The Energy of Slaves: Oil and the New Servitude by Nikiforuk Andrew
Author:Nikiforuk, Andrew [Nikiforuk, Andrew]
Language: eng
Format: epub
Tags: POL023000
Publisher: Greystone Books
Published: 2012-08-17T07:00:00+00:00
9. Peak Science
“[The blame for the future plight of civilization] must rest on scientific men, equally with others, for being incapable of accepting the responsibility for the profound social upheavals which their own work primarily has brought about in human relationships.”
Frederick Soddy, typescript, Bodleian Library, 1953
Long before Frederick Soddy pinpointed the wobbly foundations of economics, the maverick thinker worried about the future of science. If civilization squandered its fossil fuels on conspicuous consumption, the father of nuclear fission said in 1910, it was possible that science, perhaps in the form of atomic research, might save the day. Yet he recognized an obstacle. With the discipline’s “schoolboy successes” long past, the future of scientific endeavor lay not so much in discovering new things as in providing more consumptive services. Because the availability of energy slaves now drove innovation, Soddy forecast that science, a “fair-weather friend,” would peak along with energy consumption.
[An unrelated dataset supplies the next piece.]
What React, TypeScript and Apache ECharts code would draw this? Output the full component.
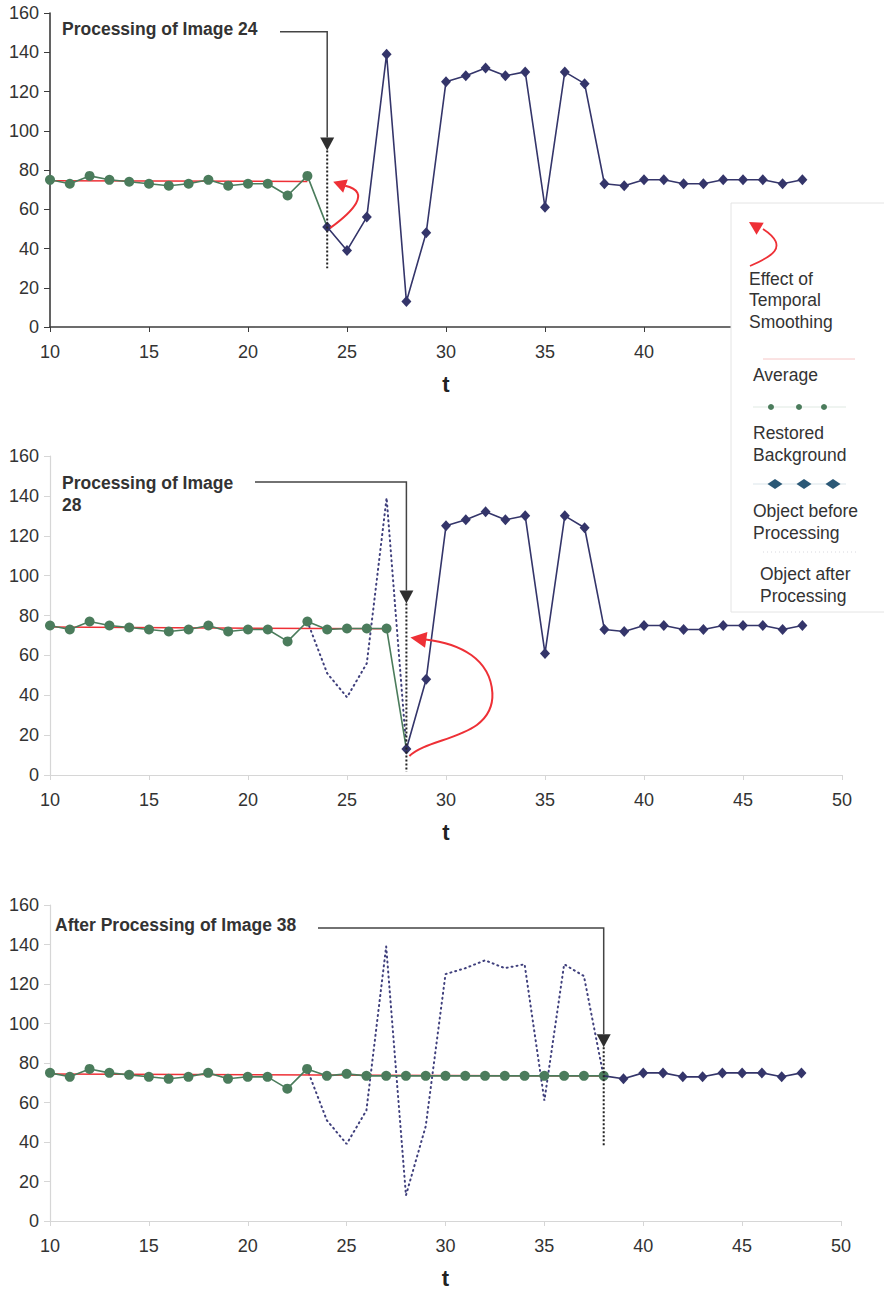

To Soddy’s mind, most academics and bureaucrats read science all wrong. Science “has been generally misunderstood as creating the wealth that followed the application of knowledge,” he wrote. Instead, Soddy reckoned, science was just one of the lucky inheritors of the surplus energy flows generated by fossil fuels. If atomic energy failed to produce “private suns” for citizens, he said, then science, a child of hydrocarbons, might have to wrestle with a more violent change in social and political habits than that wrought by the Industrial Revolution. “Curious persons in cloisteral seclusion are experimenting with new sources of energy, which, if ever harnessed, would make coal and oil as useless as oars and sails,” he lectured. “If they fail in their quest, or are too late, so that coal and oil, everywhere sought for, are no longer found, and the only hope of men lay in their time-honored traps to catch the sunlight, who doubts that galley-slaves and helots would reappear in the world once more?” Fossil fuels have energized science the way gasoline propels a car. For decades, chemists and physicists have pointed out that only about 14 to 25 percent of the fuel put into a vehicle actually gets used to move the transportation slave. The rest is lost in heat or squandered on distractions like heated seats. Powered by hydrocarbons, science performs the same way: it sometimes propels society down new paths with genuine discoveries, but most of the time it engages in elaborate forms of heat dissipation. Like the rest of the world, science has used fossil fuels to scale up and accelerate without much thought to the consequences. But without high energy flows, there wouldn’t be much science at all.
The field’s rapid ascension after 1820 confirms that science was, like abolition and massive city-making, an emission of concentrated hydrocarbon spending. Prior to the Industrial Revolution, the study of how the natural world worked was the preserve of a few curious scholars and philosophers. Solar- or human-powered science moved backwards and forwards, frequently stagnating. A remarkable calculator for measuring the motion of the planets, for example, appeared in Greece in 80 BC, only to disappear.